I was convinced I’d come back to a smoking crater.
The Shock of ‘Okay’
When I finally logged back in on Tuesday morning, I was ready to quit preemptively. I slowly opened my email, bracing myself for the firestorm of “WHERE ARE YOU?!” and “WE FAILED!”
The first email I saw? It was from a major client, saying, “Thanks for the quick turnaround on the Q3 report. We caught a small typo on page 5, but otherwise, great job. Pass our thanks to Sarah.”
Sarah was the junior associate. I felt a confusing mix of relief and intense competitive annoyance. I pulled up the report immediately. There was a typo. One. A tiny number error on a peripheral chart that didn’t affect the bottom line. It took me 15 seconds to spot. I would have spent four hours ensuring that mistake was never made. Sarah just got it done and got praised for the speed.
I went around and talked to the team. Yes, things were messy. My assistant had used the wrong font on a memo. The database guy had struggled with the old legacy system for an hour before figuring it out, making a small coding error in the process. The world didn’t end. My department didn’t burn down. The whole damn thing didn’t collapse. It was… okay. Not perfect, but functional.
That was when the truth hit me, hard. The big mistake wasn’t the typo, the messy memo, or the slightly incorrect pivot table that Sarah had created. The big mistake was my arrogant belief that my perfectionism was the only thing holding the place together. I was so obsessed with preventing the 1% error that I was blocking the 99% progress, both for myself and for my team.

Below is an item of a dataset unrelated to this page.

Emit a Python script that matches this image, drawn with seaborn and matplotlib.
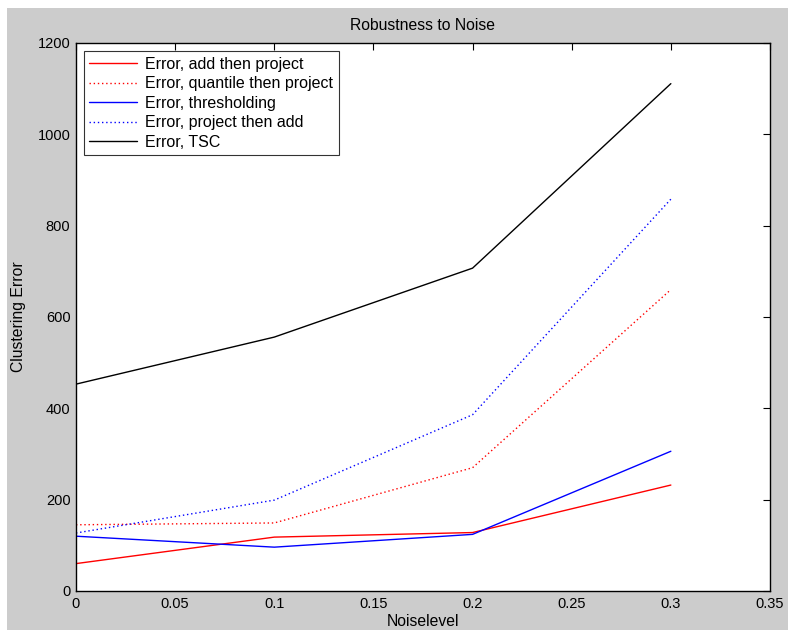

I realized my team was tired but also strangely empowered. They had been forced to step up and solve problems on their own for once. I decided right then and there to stop doing the work I was afraid to delegate. I started letting the “B-” work go out, knowing my team was learning with every mistake. Within six months, I had focused my efforts entirely on strategy and client acquisition—the high-value tasks. My department was running itself, and my salary finally reflected the level of work I was actually doing, not the level of work I was forcing myself to check. That old job? The one where I spent hours fixing CSS? It’s still posting job ads for that kind of bottleneck role. I’m free.